Countering the nationalistic rhetoric of Brexit, the 17th edition of Frieze London (3-6 October) is its most international yet. “We have been working to make sure London feels as open, exciting and global as ever,” says the director Victoria Siddall.
With the UK currently due to leave the EU on 31 October, the fair is advising galleries to be well prepared when they are shipping works home. But, in the run-up, it’s “business as usual”, Siddall says.
Much of Frieze London looks further afield: galleries from 36 countries take part in this year’s fair, up from 30 last year. There is an increase in participation from Southeast Asia, with newcomers from Manila, Taipei and Seoul.
Cosmin Costinas, the executive director of the Hong Kong art centre Para Site, has organised the themed section this year.

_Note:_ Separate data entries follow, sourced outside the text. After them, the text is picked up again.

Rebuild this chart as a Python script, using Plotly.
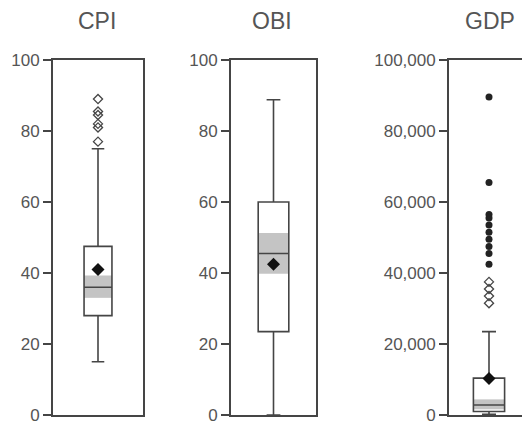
"""Box plots of CPI, OBI and GDP (three side-by-side panels).

Each panel: box (Q1..Q3) with median, gray band for the median CI,
whiskers with caps, mean as a filled diamond, outliers as markers.
"""

import plotly.graph_objects as go

# ---------------------------------------------------------------------------
# Data
# ---------------------------------------------------------------------------

panels = ["CPI", "OBI", "GDP"]

q1 = [28, 23.5, 1000]
median = [36, 45.5, 2800]
q3 = [47.5, 60, 10400]
lower_fence = [15, 0, 200]
upper_fence = [75, 88.8, 23500]
means = [41, 42.5, 10300]
ci_low = [33, 39.8, 1600]
ci_high = [39.3, 51.3, 4400]

# mild outliers (open diamonds)
mild_outliers = [
    [89, 85.5, 84.5, 82, 81, 77],
    [],
    [37500, 35500, 33500, 31500],
]
# far outliers (filled)
far_outliers = [
    [],
    [],
    [89600, 65500, 56500, 55500, 53500, 51500, 49500, 47500, 45500, 42500],
]

y_ranges = [[0, 100], [0, 100], [0, 100000]]
y_dticks = [20, 20, 20000]

# ---------------------------------------------------------------------------
# Style
# ---------------------------------------------------------------------------

LINE = "#454545"
BAND = "#c4c4c4"
TEXT = "#555555"
FONT = "Liberation Sans, Arial, sans-serif"

# page body has an 8px margin, so the figure is 16px smaller than the window
W, H = 522, 419
x_domains = [[45 / W, 135 / W], [223 / W, 308 / W], [441 / W, 521 / W]]
y_domain = [1 - 407 / H, 1 - 52 / H]
box_widths = [0.62, 0.72, 0.78]
title_x = [89 / W, 264 / W, 482 / W]

fig = go.Figure()

for i, name in enumerate(panels):
    xa = "x" if i == 0 else f"x{i + 1}"
    ya = "y" if i == 0 else f"y{i + 1}"
    w = box_widths[i]

    # -- median confidence band ---------------------------------------------
    fig.add_trace(go.Bar(
        x=[0], y=[ci_high[i] - ci_low[i]], base=[ci_low[i]],
        width=[w], marker=dict(color=BAND, line=dict(width=0)),
        xaxis=xa, yaxis=ya, hoverinfo="skip",
    ))

    # -- box + whiskers -----------------------------------------------------
    fig.add_trace(go.Box(
        x=[0], q1=[q1[i]], median=[median[i]], q3=[q3[i]],
        lowerfence=[lower_fence[i]], upperfence=[upper_fence[i]],
        width=w, whiskerwidth=0.45,
        line=dict(color=LINE, width=1.6),
        fillcolor="rgba(0,0,0,0)",
        boxpoints=False,
        xaxis=xa, yaxis=ya, name=name,
    ))

    # -- outliers -----------------------------------------------------------
    if mild_outliers[i]:
        fig.add_trace(go.Scatter(
            x=[0] * len(mild_outliers[i]), y=mild_outliers[i],
            mode="markers",
            marker=dict(symbol="diamond-open", size=7, color=LINE,
                        line=dict(width=1.3, color=LINE)),
            xaxis=xa, yaxis=ya, cliponaxis=False,
        ))
    if far_outliers[i]:
        fig.add_trace(go.Scatter(
            x=[0] * len(far_outliers[i]), y=far_outliers[i],
            mode="markers",
            marker=dict(symbol="circle", size=7, color="#222222"),
            xaxis=xa, yaxis=ya,
        ))

    # -- mean ---------------------------------------------------------------
    fig.add_trace(go.Scatter(
        x=[0], y=[means[i]], mode="markers",
        marker=dict(symbol="diamond", size=10, color="#111111"),
        xaxis=xa, yaxis=ya,
    ))

    # -- axes ---------------------------------------------------------------
    axis_common = dict(showline=True, mirror=True, linecolor=LINE, linewidth=1.8,
                       showgrid=False, zeroline=False, automargin=False)
    fig.update_layout({
        ("xaxis" if i == 0 else f"xaxis{i + 1}"): dict(
            domain=x_domains[i], range=[-1, 1], showticklabels=False,
            ticks="", anchor=ya, fixedrange=True, **axis_common,
        ),
        ("yaxis" if i == 0 else f"yaxis{i + 1}"): dict(
            domain=y_domain, range=y_ranges[i], dtick=y_dticks[i],
            tickformat=",d", ticks="outside", ticklen=8, tickwidth=1.6,
            tickcolor=LINE, anchor=xa,
            tickfont=dict(family=FONT, size=17, color=TEXT),
            **axis_common,
        ),
    })

    fig.add_annotation(
        x=title_x[i], y=1 - 13 / H, xref="paper", yref="paper",
        text=name, showarrow=False, xanchor="center", yanchor="middle",
        font=dict(family=FONT, size=23, color=TEXT),
    )

# -- Layout ------------------------------------------------------------------
fig.update_layout(
    width=W, height=H,
    margin=dict(l=0, r=0, t=0, b=0),
    showlegend=False,
    plot_bgcolor="white", paper_bgcolor="white",
    barmode="overlay",
)

fig.write_html("out.html")
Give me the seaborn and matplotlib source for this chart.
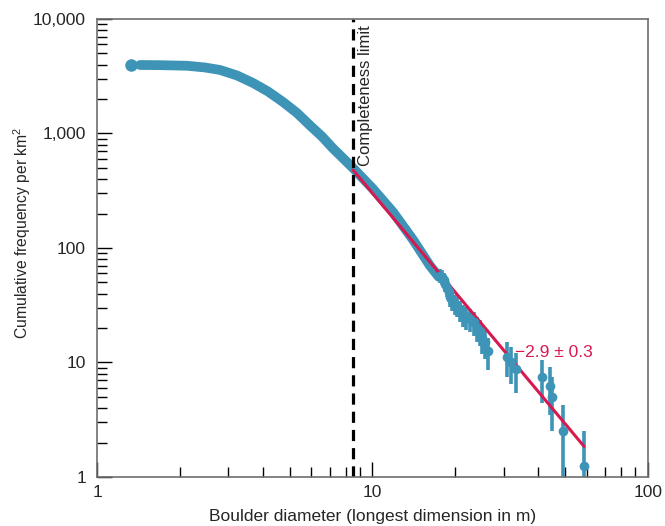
import numpy as np
import pandas as pd
import seaborn as sns
import matplotlib.pyplot as plt
from matplotlib.ticker import FixedLocator, FixedFormatter, LogLocator, NullFormatter

# survey area (km^2) used to turn boulder counts into frequency per km^2
area_km2 = 0.8

# smooth part of the cumulative curve
first_x = [1.325]
first_y = [3965]
dense_x = [1.432, 1.693, 2.122, 2.466, 2.796, 3.223, 3.684, 4.176, 4.733, 5.321,
           5.932, 6.556, 7.19, 8.424, 10.04, 11.87, 14.03, 16.17, 17.4]
dense_y = [3965, 3951, 3904, 3771, 3586, 3211, 2761, 2327, 1884, 1510,
           1175, 941, 740, 510, 328, 206, 118, 70, 56]

# sparse tail: diameter and cumulative boulder count
tail_x = [17.6, 17.9, 18.2, 18.4, 18.6, 18.9, 19.1, 19.5, 19.9, 20.3, 20.8, 21.3,
          21.9, 22.6, 23.3, 23.9, 24.5, 25.0, 25.6, 26.2, 30.8, 31.8, 33.2,
          41.2, 44.1, 44.8, 49.1, 58.6]
tail_n = [46, 45, 42, 39, 36, 33, 30, 28, 26, 25, 23, 21,
          20, 19, 18, 16, 15, 13, 12, 10, 9, 8, 7,
          6, 5, 4, 2, 1]

# power-law fit above the completeness limit
fit_x = [8.5, 58.6]
fit_y = [480, 1.85]
fit_label = "\u22122.9 \u00b1 0.3"
completeness_limit = 8.5

tail = pd.DataFrame({"diameter": tail_x, "count": tail_n})
tail["freq"] = tail["count"] / area_km2
tail["err"] = np.sqrt(tail["count"]) / area_km2
dense = pd.DataFrame({"diameter": dense_x, "freq": dense_y})

sns.set_style("white")
plt.rcParams["font.family"] = ["Liberation Sans", "DejaVu Sans"]
plt.rcParams["mathtext.fontset"] = "custom"
plt.rcParams["mathtext.rm"] = "Liberation Sans"

blue = "#3d94b7"
red = "#d7194f"

fig = plt.figure(figsize=(6.65, 5.26), dpi=100)
ax = fig.add_axes([0.1459, 0.0932, 0.8285, 0.8707])

# thick band for the densely sampled part
sns.lineplot(data=dense, x="diameter", y="freq", ax=ax, color=blue, lw=7,
             solid_capstyle="round")
ax.plot(first_x, first_y, "o", color=blue, ms=9, mec="none")

# sparse tail with Poisson error bars
lower = np.minimum(tail["err"], tail["freq"] * 0.999)
ax.plot(tail["diameter"][:20], tail["freq"][:20], color=blue, lw=4)
ax.errorbar(tail["diameter"], tail["freq"], yerr=[lower, tail["err"]], fmt="o",
            color=blue, ms=7, mec="none", elinewidth=2.6, capsize=0)

# fit line and completeness limit
ax.plot(fit_x, fit_y, color=red, lw=2.2)
ax.axvline(completeness_limit, color="black", lw=2.3, ls=(0, (3.5, 2.2)))
ax.text(completeness_limit * 1.04, 8800, "Completeness limit", rotation=90,
        va="top", ha="left", fontsize=12)
ax.text(33.0, 12.3, fit_label, color=red, fontsize=12.5, va="center", ha="left")

ax.set_xscale("log")
ax.set_yscale("log")
ax.set_xlim(1, 100)
ax.set_ylim(1, 10000)

ax.xaxis.set_major_locator(FixedLocator([1, 10, 100]))
ax.xaxis.set_major_formatter(FixedFormatter(["1", "10", "100"]))
ax.yaxis.set_major_locator(FixedLocator([1, 10, 100, 1000, 10000]))
ax.yaxis.set_major_formatter(FixedFormatter(["1", "10", "100", "1,000", "10,000"]))
for axis in (ax.xaxis, ax.yaxis):
    axis.set_minor_locator(LogLocator(base=10, subs=np.arange(2, 10)))
    axis.set_minor_formatter(NullFormatter())

ax.tick_params(which="major", direction="in", length=11, width=1, color="black",
               labelsize=12.5, top=False, right=False, bottom=True, left=True)
ax.tick_params(which="minor", direction="in", length=7, width=1, color="black",
               top=False, right=False, bottom=True, left=True)
ax.tick_params(axis="x", which="major", pad=6)
ax.tick_params(axis="y", which="major", pad=8)

for s in ax.spines.values():
    s.set_color("#6e6e6e")
    s.set_linewidth(1.2)

ax.set_xlabel("Boulder diameter (longest dimension in m)", fontsize=12.5, labelpad=6)
ax.set_ylabel("Cumulative frequency per km$^2$", fontsize=11.3)
ax.yaxis.set_label_coords(-0.116, 0.533)

fig.savefig("out.png", dpi=100)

Titled Woven, it features eight artists who all use textile or fabric to lay bare the “continuous legacies of the colonial catastrophe”, he says.
Here again there is a strong Southeast Asian component, with emerging artists including Angela Su and Chitra Ganesh on show along with established names such as the Filipino artist Pacita Abad (1946-2004) and the Indian artist Mrinalini Mukherjee (1949-2015). Mukherjee was the subject of a survey this year at the Met Breuer in New York.
“We really wanted Cosmin’s global perspective; it feels a very appropriate time to be embracing art from different parts of the world,” Siddall says.
Meanwhile, East meets West in the Collection section at Frieze Masters. Under the curatorial eye of BBC One’s Antiques Roadshow expert Amin Jaffer, Gregg Baker Asian Art is presenting historical and Modern Japanese art influenced by Buddhist and Zen philosophies, while Grosvenor Gallery mixes monochromatic works by the Indian Modernist S.H. Raza with antiquities.
Words from Weiwei
A highlight of the Frieze Masters talks is a discussion between Tim Marlow and Ai Weiwei, the Chinese dissident artist whose team is documenting the pro-democracy protests in Hong Kong. Weiwiei says elusively he “may discuss Hong Kong” during the talk. Other artists doing panels include Mark Bradford, Elizabeth Peyton and Edmund de Waal.
Frieze London’s subsidised Focus section, for galleries under 16 years old, is no less diverse, featuring 33 galleries from 19 countries. This year, a peer-led selection committee is offering support to newcomers. London gallery Tiwani Contemporary, which is focused on Africa and its diaspora, is exhibiting for the first time; its outgoing head of exhibitions, Eva Langret, joins Frieze as artistic director in November.
“The gallery landscape has changed so much over the past few years,” Siddall says. “Whereas before we used to just think about galleries [as a whole], now we have to think about them in entirely different terms. The very big galleries and the very young galleries are completely different businesses.”
Proof that there is life in the art fair ecosystem yet is that five galleries, including 47 Canal and Carlos/Ishikawa, are graduating to the main gallery section.
Siddall says: “With Focus, we identify the galleries we want to support in the hope that they will then be able to step up to the main section, take a bigger booth and be placed alongside established galleries. This is exactly how it’s supposed to work.”